July 16, 2021    components revision setup auctions economics strategy value alpha testing playtesting design

OK, so, if Nation A takes 3 hours to produce one Widget and 2 hours to produce one Coconut and Nation B produces a Widget in 2 hours and a Coconut in 1, we would say that Nation B has an absolute advantage in both commodities: it can produce both kinds of goods in less time than it takes Nation A to produce them. However, it would still be beneficial for Nation B to trade Coconuts to Nation A for Widgets, because Nation A has a comparative advantage in Widget production. So, if Nation A spends 8 hours making goods, it can make 2 & 2/3 Widgets or 4 coconuts. In 8 hours, Nation B can make 4 widgets or 8 coconuts. Nation A has a comparative advantage here on Widget production because…

Oh, wait, this is a blog, not my dissertation. Listen, friends: writing a dissertation is hard and unpleasant, but I am learning this week that finishing one is all of that multiplied by like 100.

Nevertheless, when I write to you again this time next week, I shall be shed of this burden! That’s right: my dissertation is due next Wednesday, and boy am I ready to turn it in. Unfortunately it isn’t ready to be turned in, so I must labor on for 6 more days.

Despite this incredibly draining task, we found the time and I found the energy to get a playtest of First Edition in last night! It went well, in the sense that playtests can go well: some of the things we did to try to fix stuff broke other stuff, to varying degrees. But we are pretty sure we know what happened, we learned a lot, we had new ideas, and we are ready to make some adjustments and move forward.

I won’t write too much more today, because I don’t know if you knew this, but I am writing OTHER THINGS right now. I will just touch on one of the problems that came up again with this playtest: one of the players ended one of her turns with essentially no money, leaving her unable to compete in auctions for a full 4 turns (out of 16 total!). Now, this player definitely did a few suboptimal things to help her get into this position, but I think it’s lazy design to just shrug and say, “well, maybe just play my game better?”

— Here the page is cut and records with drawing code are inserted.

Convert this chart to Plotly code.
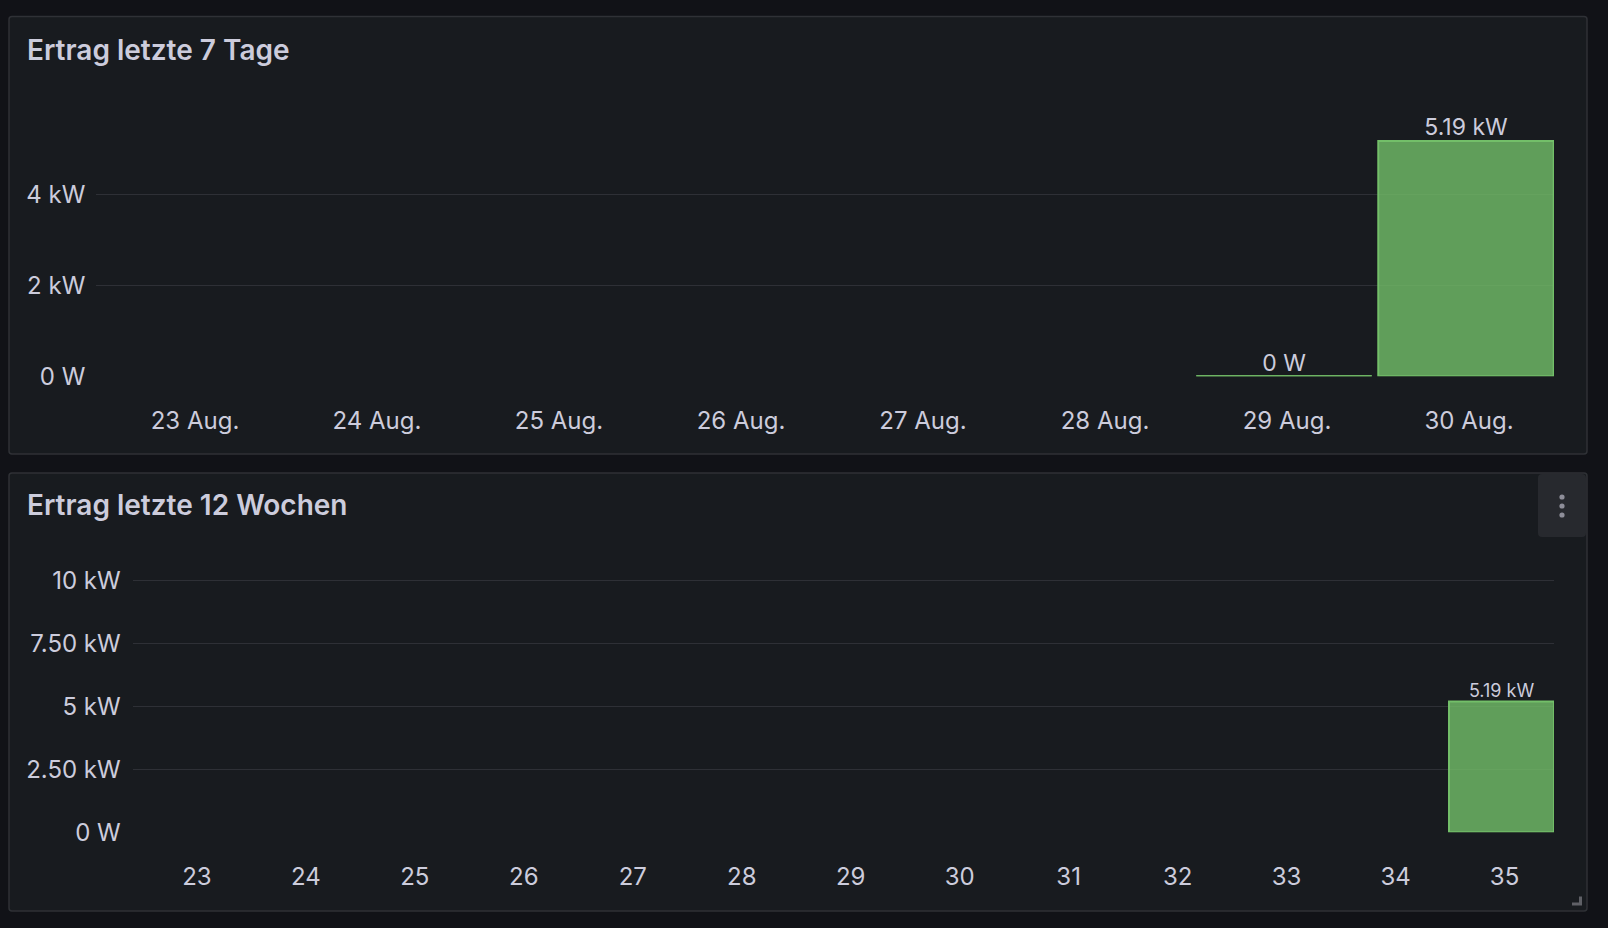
import plotly.graph_objects as go

W, H = 1608, 928

# ---------------- data ----------------
days = ["23 Aug.", "24 Aug.", "25 Aug.", "26 Aug.", "27 Aug.", "28 Aug.", "29 Aug.", "30 Aug."]
day_values = [None, None, None, None, None, None, 0.0, 5.19]  # kW

weeks = ["23", "24", "25", "26", "27", "28", "29", "30", "31", "32", "33", "34", "35"]
week_values = [None, None, None, None, None, None, None, None, None, None, None, None, 5.19]  # kW

top_tickvals = [0, 2, 4]
top_ticktext = ["0 W", "2 kW", "4 kW"]
bot_tickvals = [0, 2.5, 5, 7.5, 10]
bot_ticktext = ["0 W", "2.50 kW", "5 kW", "7.50 kW", "10 kW"]

titles = ["Ertrag letzte 7 Tage", "Ertrag letzte 12 Wochen"]

# ---------------- style ----------------
CANVAS = "#111217"
PANEL = "#181b1f"
BORDER = "#2f3136"
TEXT = "#ccccdc"
GRID = "rgba(204,204,220,0.12)"
FILL = "rgba(115,191,105,0.8)"
LINE = "#73bf69"
FONT = "Inter"


def fmt(v):
    if v is None:
        return ""
    if v == 0:
        return "0 W"
    return f"{v:.2f} kW"


def px_x(x):
    return x / W


def px_y(y):
    return 1 - y / H


fig = go.Figure()

# bars
fig.add_trace(go.Bar(x=days, y=day_values, marker=dict(color=FILL, line=dict(color=LINE, width=2)),
                     xaxis="x", yaxis="y", hoverinfo="skip"))
fig.add_trace(go.Scatter(x=days, y=day_values, mode="text", text=[fmt(v) for v in day_values],
                         textposition="top center", textfont=dict(family=FONT, size=23, color=TEXT),
                         xaxis="x", yaxis="y", hoverinfo="skip", cliponaxis=False))

fig.add_trace(go.Bar(x=weeks, y=week_values, marker=dict(color=FILL, line=dict(color=LINE, width=2)),
                     xaxis="x2", yaxis="y2", hoverinfo="skip"))
fig.add_trace(go.Scatter(x=weeks, y=week_values, mode="text", text=[fmt(v) for v in week_values],
                         textposition="top center", textfont=dict(family=FONT, size=18, color=TEXT),
                         xaxis="x2", yaxis="y2", hoverinfo="skip", cliponaxis=False))

shapes = []


def panel_path(x0, y0, x1, y1, r):
    X = lambda v: px_x(v)
    Y = lambda v: px_y(v)
    pts = [
        f"M {X(x0+r)},{Y(y0)}", f"L {X(x1-r)},{Y(y0)}", f"Q {X(x1)},{Y(y0)} {X(x1)},{Y(y0+r)}",
        f"L {X(x1)},{Y(y1-r)}", f"Q {X(x1)},{Y(y1)} {X(x1-r)},{Y(y1)}",
        f"L {X(x0+r)},{Y(y1)}", f"Q {X(x0)},{Y(y1)} {X(x0)},{Y(y1-r)}",
        f"L {X(x0)},{Y(y0+r)}", f"Q {X(x0)},{Y(y0)} {X(x0+r)},{Y(y0)}", "Z",
    ]
    return " ".join(pts)


for (y0, y1) in [(16.5, 454), (473, 911)]:
    shapes.append(dict(type="path", xref="paper", yref="paper", path=panel_path(9, y0, 1587, y1, 3),
                       fillcolor=PANEL, line=dict(color=BORDER, width=1.5), layer="below"))

# menu box in lower panel
shapes.append(dict(type="path", xref="paper", yref="paper",
                   path=panel_path(1538, 474, 1586, 537, 4),
                   fillcolor="#27292e", line=dict(width=0), layer="above"))
for cy in [497, 506, 515]:
    shapes.append(dict(type="circle", xref="paper", yref="paper",
                       x0=px_x(1562 - 2.6), x1=px_x(1562 + 2.6), y0=px_y(cy - 2.6), y1=px_y(cy + 2.6),
                       fillcolor="#8e8e99", line=dict(width=0), layer="above"))
# resize handle
shapes.append(dict(type="path", xref="paper", yref="paper",
                   path=(f"M {px_x(1582)},{px_y(896.5)} L {px_x(1582)},{px_y(905.5)} L {px_x(1572)},{px_y(905.5)} "
                         f"L {px_x(1572)},{px_y(902.5)} L {px_x(1579)},{px_y(902.5)} L {px_x(1579)},{px_y(896.5)} Z"),
                   fillcolor="#5f6066", line=dict(width=0), layer="above"))

# zero-height bars shown as a line
BARGAP = 0.036
half = (1 - BARGAP) / 2
for i, v in enumerate(day_values):
    if v == 0:
        shapes.append(dict(type="line", xref="x", yref="y", x0=i - half, x1=i + half, y0=v, y1=v,
                           line=dict(color=LINE, width=2), layer="above"))
for i, v in enumerate(week_values):
    if v == 0:
        shapes.append(dict(type="line", xref="x2", yref="y2", x0=i - half, x1=i + half, y0=v, y1=v,
                           line=dict(color=LINE, width=2), layer="above"))

annotations = []
for t, yc in zip(titles, [49.5, 505.5]):
    annotations.append(dict(text=t, xref="paper", yref="paper", x=px_x(25), y=px_y(yc),
                            xanchor="left", yanchor="middle", showarrow=False,
                            font=dict(family=FONT, size=28, color=TEXT, weight=600)))

# axis geometry
top_y0, top_ppk = 376.3, 45.33
top_range = 6.1
top_top = top_y0 - top_range * top_ppk
bot_y0, bot_ppk = 832.3, 25.2
bot_range = 10.4
bot_top = bot_y0 - bot_range * bot_ppk

top_x0, top_x1 = 96.3, 1554.0
top_step, top_first = 182.0, 192.0
top_r0 = -(top_first - top_x0) / top_step
top_r1 = top_r0 + (top_x1 - top_x0) / top_step

bot_x0, bot_x1 = 132.7, 1554.0
bot_step, bot_first = 108.97, 193.9
bot_r0 = -(bot_first - bot_x0) / bot_step
bot_r1 = bot_r0 + (bot_x1 - bot_x0) / bot_step

axis_font = dict(family=FONT, size=24, color=TEXT)

fig.update_layout(
    width=W, height=H,
    autosize=False,
    margin=dict(l=0, r=0, t=0, b=0, pad=0),
    paper_bgcolor=CANVAS,
    plot_bgcolor="rgba(0,0,0,0)",
    showlegend=False,
    bargap=BARGAP,
    shapes=shapes,
    annotations=annotations,
    xaxis=dict(domain=[px_x(top_x0), px_x(top_x1)], anchor="y", type="category", showgrid=False,
               range=[top_r0, top_r1], automargin=False,
               showline=False, zeroline=False, tickfont=axis_font, ticks="", ticklabelstandoff=28,
               ticklabelshift=3, fixedrange=True),
    yaxis=dict(domain=[px_y(top_y0), px_y(top_top)], anchor="x", range=[0, top_range], automargin=False,
               tickvals=top_tickvals, ticktext=top_ticktext, gridcolor=GRID, gridwidth=1,
               zeroline=False, showline=False, tickfont=axis_font, ticks="", ticklabelstandoff=10,
               fixedrange=True),
    xaxis2=dict(domain=[px_x(bot_x0), px_x(bot_x1)], anchor="y2", type="category", showgrid=False,
                range=[bot_r0, bot_r1], automargin=False,
                showline=False, zeroline=False, tickfont=axis_font, ticks="", ticklabelstandoff=28,
                ticklabelshift=3, fixedrange=True),
    yaxis2=dict(domain=[px_y(bot_y0), px_y(bot_top)], anchor="x2", range=[0, bot_range], automargin=False,
                tickvals=bot_tickvals, ticktext=bot_ticktext, gridcolor=GRID, gridwidth=1,
                zeroline=False, showline=False, tickfont=axis_font, ticks="", ticklabelstandoff=11,
                fixedrange=True),
)

fig.write_html("out.html", config={"displayModeBar": False})
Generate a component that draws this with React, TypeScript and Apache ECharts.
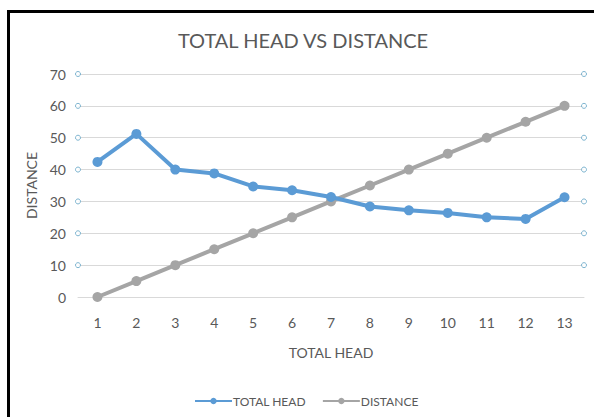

That said, we also don’t want to loosen the economy of the game too much. So the challenge is this: how to we introduce a way for players who have overextended themselves to get some quick cash without opening the door for players who haven’t done that to run away with the game?

The solution I want to try is simple: every player gets a token that they can discard at any time (i.e. not just on their turn) to perform either a sell books or a sell to a collector action. There will be no way in the game to get more of these: it’s a one-shot action. If you overextend yourself again, well, I don’t know what to tell you! But also I’m pretty confident that the token will benefit players who have gotten themselves into a sticky situation considerably more than it will benefit players who are just going to get an extra sell action out of it.

We’ll see! This is the joy of playtesting, after all!